- What you should do
Only the lines from the one containing "Reproduce this chart with matplotlib." through the one containing "import numpy as np" should be output, both ends included and exactly as they appear, minus any pictures.

(Stored items from a collection)
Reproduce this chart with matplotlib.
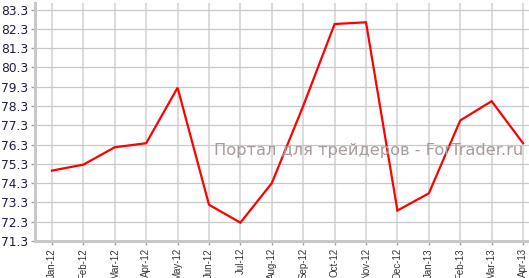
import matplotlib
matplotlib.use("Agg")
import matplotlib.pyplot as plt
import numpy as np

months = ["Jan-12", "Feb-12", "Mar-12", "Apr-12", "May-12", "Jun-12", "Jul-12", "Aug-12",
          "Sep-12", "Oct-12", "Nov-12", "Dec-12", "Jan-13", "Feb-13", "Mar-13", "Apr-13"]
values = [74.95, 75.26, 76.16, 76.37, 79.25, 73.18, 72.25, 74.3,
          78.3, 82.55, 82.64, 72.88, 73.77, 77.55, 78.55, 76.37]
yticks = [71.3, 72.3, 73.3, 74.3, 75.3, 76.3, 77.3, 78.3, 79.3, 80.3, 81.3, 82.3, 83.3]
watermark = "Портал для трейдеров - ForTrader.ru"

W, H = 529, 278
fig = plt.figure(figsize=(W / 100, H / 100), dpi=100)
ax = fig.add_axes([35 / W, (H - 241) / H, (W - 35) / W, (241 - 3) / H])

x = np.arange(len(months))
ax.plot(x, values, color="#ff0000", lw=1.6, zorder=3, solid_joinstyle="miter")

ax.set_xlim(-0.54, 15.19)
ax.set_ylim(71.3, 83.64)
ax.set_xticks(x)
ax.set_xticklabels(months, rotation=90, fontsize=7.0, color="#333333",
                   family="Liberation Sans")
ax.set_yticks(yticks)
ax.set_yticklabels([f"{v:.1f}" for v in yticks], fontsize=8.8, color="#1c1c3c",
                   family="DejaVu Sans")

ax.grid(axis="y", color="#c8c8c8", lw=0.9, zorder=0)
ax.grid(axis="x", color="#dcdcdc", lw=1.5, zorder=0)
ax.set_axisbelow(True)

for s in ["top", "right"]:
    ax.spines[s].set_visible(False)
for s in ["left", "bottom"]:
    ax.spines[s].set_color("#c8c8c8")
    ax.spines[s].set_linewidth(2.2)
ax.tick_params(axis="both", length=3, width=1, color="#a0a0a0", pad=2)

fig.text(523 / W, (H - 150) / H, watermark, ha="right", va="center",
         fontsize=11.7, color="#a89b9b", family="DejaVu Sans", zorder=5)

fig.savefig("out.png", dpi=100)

* * *

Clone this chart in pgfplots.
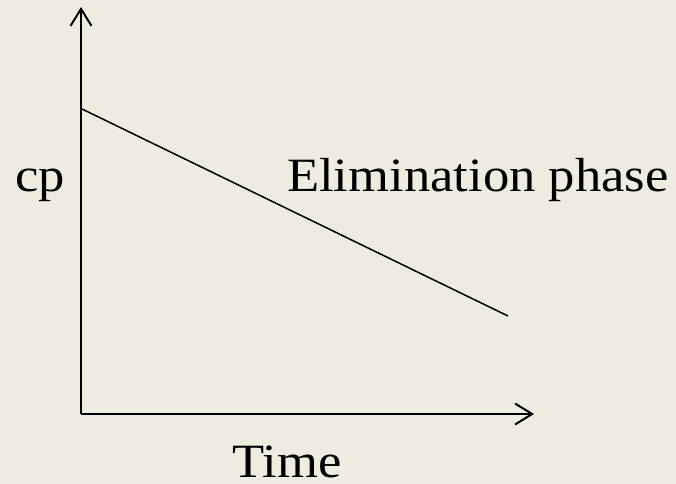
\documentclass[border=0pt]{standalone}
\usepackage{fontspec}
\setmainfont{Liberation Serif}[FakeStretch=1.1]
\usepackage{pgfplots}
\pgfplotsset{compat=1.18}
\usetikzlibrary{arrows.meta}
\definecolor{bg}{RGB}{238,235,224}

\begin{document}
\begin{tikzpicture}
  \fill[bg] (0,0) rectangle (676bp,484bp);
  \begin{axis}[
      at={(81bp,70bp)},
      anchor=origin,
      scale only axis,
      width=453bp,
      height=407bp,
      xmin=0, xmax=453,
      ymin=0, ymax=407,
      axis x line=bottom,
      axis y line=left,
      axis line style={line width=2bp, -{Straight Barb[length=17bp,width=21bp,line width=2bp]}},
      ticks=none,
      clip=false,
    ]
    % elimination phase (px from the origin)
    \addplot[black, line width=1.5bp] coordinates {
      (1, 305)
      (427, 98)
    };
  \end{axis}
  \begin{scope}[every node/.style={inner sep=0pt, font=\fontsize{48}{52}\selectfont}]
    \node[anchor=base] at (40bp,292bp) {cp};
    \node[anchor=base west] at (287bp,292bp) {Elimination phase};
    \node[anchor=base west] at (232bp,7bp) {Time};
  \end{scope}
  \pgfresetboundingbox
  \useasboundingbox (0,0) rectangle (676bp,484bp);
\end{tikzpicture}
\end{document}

- Complete response
Reproduce this chart with matplotlib.
import matplotlib
matplotlib.use("Agg")
import matplotlib.pyplot as plt
import numpy as np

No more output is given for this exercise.